It turns out that you don't have to be Indiana Jones or Nicolas Cage in National Treasure to explore a piece of history. In fact, there are tons of amazing historical sites that you can (and should!) go see today, tomorrow, or sometime very soon. Each monument or landmark holds a piece of history and its preservation is a gift that we shouldn't take for granted.
If you are curious about glimpsing the past, then you're in luck, because we've compiled a list of 15 historical places that you need to visit in your lifetime—hopefully sooner rather than later.

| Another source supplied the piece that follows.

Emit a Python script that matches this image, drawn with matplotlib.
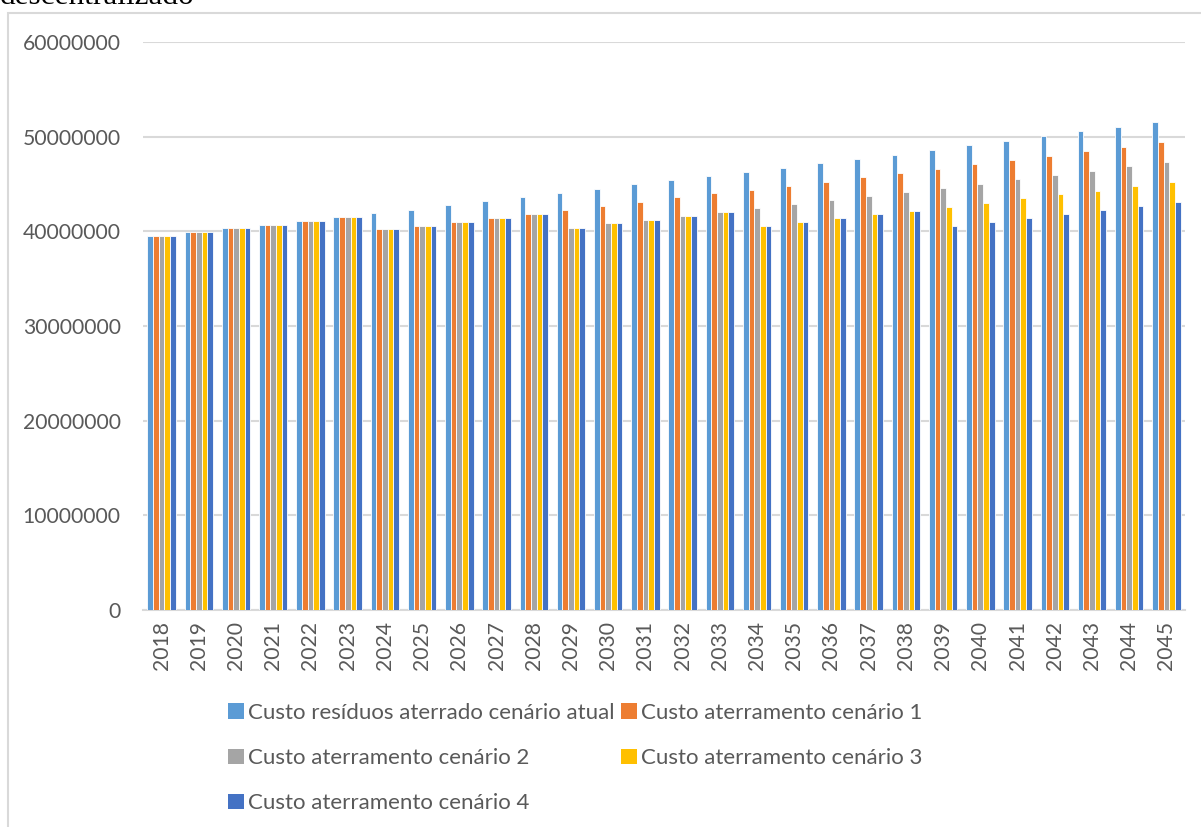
import matplotlib
matplotlib.use("Agg")
import matplotlib.pyplot as plt
import matplotlib.patches as mpatches
from matplotlib.ticker import FuncFormatter, MultipleLocator
import numpy as np

# Landfill cost per year (values in millions)
years = [str(y) for y in range(2018, 2046)]

custo_atual = [39.5, 39.9, 40.3, 40.7, 41.1, 41.5, 41.9, 42.3, 42.8, 43.2,
               43.6, 44.1, 44.5, 45.0, 45.4, 45.85, 46.3, 46.7, 47.2, 47.6,
               48.1, 48.6, 49.1, 49.5, 50.1, 50.6, 51.0, 51.6]
custo_c1 = [39.5, 39.9, 40.3, 40.7, 41.1, 41.5, 40.2, 40.6, 41.0, 41.45,
            41.8, 42.3, 42.7, 43.1, 43.6, 44.0, 44.4, 44.8, 45.2, 45.7,
            46.2, 46.6, 47.1, 47.5, 48.0, 48.5, 48.9, 49.4]
custo_c2 = [39.5, 39.9, 40.3, 40.7, 41.1, 41.5, 40.2, 40.6, 41.0, 41.45,
            41.8, 40.4, 40.85, 41.2, 41.65, 42.05, 42.5, 42.9, 43.3, 43.7,
            44.2, 44.6, 45.0, 45.5, 46.0, 46.4, 46.9, 47.3]
custo_c3 = [39.5, 39.9, 40.3, 40.7, 41.1, 41.5, 40.2, 40.6, 41.0, 41.45,
            41.8, 40.4, 40.85, 41.2, 41.65, 42.05, 40.6, 41.0, 41.4, 41.8,
            42.2, 42.6, 43.0, 43.5, 43.9, 44.3, 44.8, 45.2]
custo_c4 = [39.5, 39.9, 40.3, 40.7, 41.1, 41.5, 40.2, 40.6, 41.0, 41.45,
            41.8, 40.4, 40.85, 41.2, 41.65, 42.05, 40.6, 41.0, 41.4, 41.8,
            42.2, 40.6, 41.0, 41.4, 41.8, 42.3, 42.7, 43.1]
UNIT = 1_000_000

series_labels = ["Custo resíduos aterrado cenário atual",
                 "Custo aterramento cenário 1",
                 "Custo aterramento cenário 2",
                 "Custo aterramento cenário 3",
                 "Custo aterramento cenário 4"]
series_values = [custo_atual, custo_c1, custo_c2, custo_c3, custo_c4]
series_colors = ["#5B9BD5", "#ED7D31", "#A5A5A5", "#FFC000", "#4472C4"]

TXT = "#595959"
GRID = "#D9D9D9"
FONT = ["Lato", "DejaVu Sans"]
FS = 15.2
FS_LEG = 16

W, H = 1201, 827
fig = plt.figure(figsize=(W / 100, H / 100), dpi=100)

# Chart frame (extends past the right and bottom edges)
frame = mpatches.Rectangle((7.5 / W, -0.05), 1.2, (H - 13) / H + 0.05,
                           transform=fig.transFigure, fill=False,
                           edgecolor=GRID, linewidth=1.5, zorder=0)
fig.patches.append(frame)

# Heading above the chart, cut by the top edge
fig.text(0 / W, 1 - 4 / H, "descentralizado", family=["Liberation Serif"],
         fontsize=22.5, color="black", va="baseline", ha="left")

ax = fig.add_axes([143 / W, (H - 610) / H, 1042 / W, 568 / H])

x = np.arange(len(years))
bw = 0.1525
for i, (lab, vals, col) in enumerate(zip(series_labels, series_values, series_colors)):
    ax.bar(x + (i - 2) * bw, np.array(vals) * UNIT, width=bw, color=col,
           edgecolor="white", linewidth=0.6, label=lab, zorder=3)

ax.set_xlim(-0.5, len(years) - 0.5)
ax.set_ylim(0, 60 * UNIT)
ax.yaxis.set_major_locator(MultipleLocator(10 * UNIT))
ax.yaxis.set_major_formatter(FuncFormatter(lambda v, p: f"{int(round(v))}"))
ax.grid(axis="y", color=GRID, linewidth=1.5, zorder=0)
ax.set_axisbelow(True)

ax.set_xticks(x)
ax.set_xticklabels(years, rotation=90)

for s in ["top", "right", "left"]:
    ax.spines[s].set_visible(False)
ax.spines["bottom"].set_color(GRID)
ax.spines["bottom"].set_linewidth(1.5)

ax.tick_params(axis="both", length=0, labelcolor=TXT, labelsize=FS)
ax.tick_params(axis="y", pad=16)
ax.tick_params(axis="x", pad=8)
for t in ax.get_xticklabels() + ax.get_yticklabels():
    t.set_family(FONT)

# Legend laid out row by row: (atual, 1), (2, 3), (4)
handles, labels = ax.get_legend_handles_labels()
order = [0, 2, 4, 1, 3]
leg = fig.legend([handles[i] for i in order], [labels[i] for i in order],
                 ncol=2, loc="upper left", bbox_to_anchor=(228 / W, 1 - 703 / H),
                 frameon=False, handlelength=0.7, handleheight=0.7,
                 handletextpad=0.2, columnspacing=0.3, labelspacing=1.13,
                 borderaxespad=0, borderpad=0,
                 prop={"family": FONT, "size": FS_LEG})
for t in leg.get_texts():
    t.set_color(TXT)
for h in leg.legend_handles:
    h.set_edgecolor("none")

fig.savefig("out.png", dpi=100)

The Pyramids at Giza - Outside Cairo, Egypt
You already know what and where these are, right? While we may still not know exactly how they were built, this pyramid complex, made up of three large and three smaller pyramids, as well as the sculpture of the Great Sphinx, have sat at the center of human imagination for centuries. Learn more about Egypt's mysterious history by reading The Pyramids by Miroslav Verner below!
Stonehenge - Salisbury, England
While you can no longer enter inside the stone circle at Stonehenge, you can still get pretty close to one of the world's most famous megalithic structures, located near Salisbury, England. Located in the midst of a large series of prehistoric earthworks, including hundreds of burial mounds, the precise origin and function of Stonehenge remains hotly debated to this day. While you’re up north in England, consider also checking out the henge at Avebury. This massive circle is over 1,000 feet in diameter. In many ways, it’s even more impressive than Stonehenge.
Petra - Jordan
Perhaps best known as the entrance to the resting place of the Holy Grail in Indiana Jones and the Last Crusade, Petra actually has a somewhat uncertain history, having been carved into the side of a canyon in present-day Jordan. Also called the Rose City, it remains remarkably well-preserved centuries after its initial construction. It is now a UNESCO World Heritage Site, and has been named one of the New Seven Wonders of the World.
Machu Picchu - Peru
Made famous by countless beautiful photographs, the ruined Incan city of Machu Picchu is located in a relatively inhospitable location: the top of a mountain accessible only by train or a four-day hike. Despite this, it is such a popular tourist destination that limitations have recently been placed on how many people can visit at a time, in order to help preserve the incredible ruins.
Angkor Wat - Cambodia
The largest religious monument in the world, the sprawling temple complex of Angkor Wat covers more than 400 acres and was once the heart of the massive capital city of the Khmer Empire. Today, the temple complex is crowded with people once again, though this time it is tour groups coming to explore the splendor of this incredible historic site.
Chichen Itza - Yucatan, Mexico
Having been restored substantially in recent years, the ruins of the Mayan city of Chichen Itza are the second-most visited archaeological site in Mexico. Chichen Itza translates to "at the mouth of the well of Itza," referencing the Itza people who were the dominant lineage in the region. Itza may also refer to the natural sinkholes or cenotes that are nearby, including the famous Cenote Sagrado, also known as the "Well of Sacrifice," where archaeologists believe that the Maya sacrificed people and objects to the rain god Chaac.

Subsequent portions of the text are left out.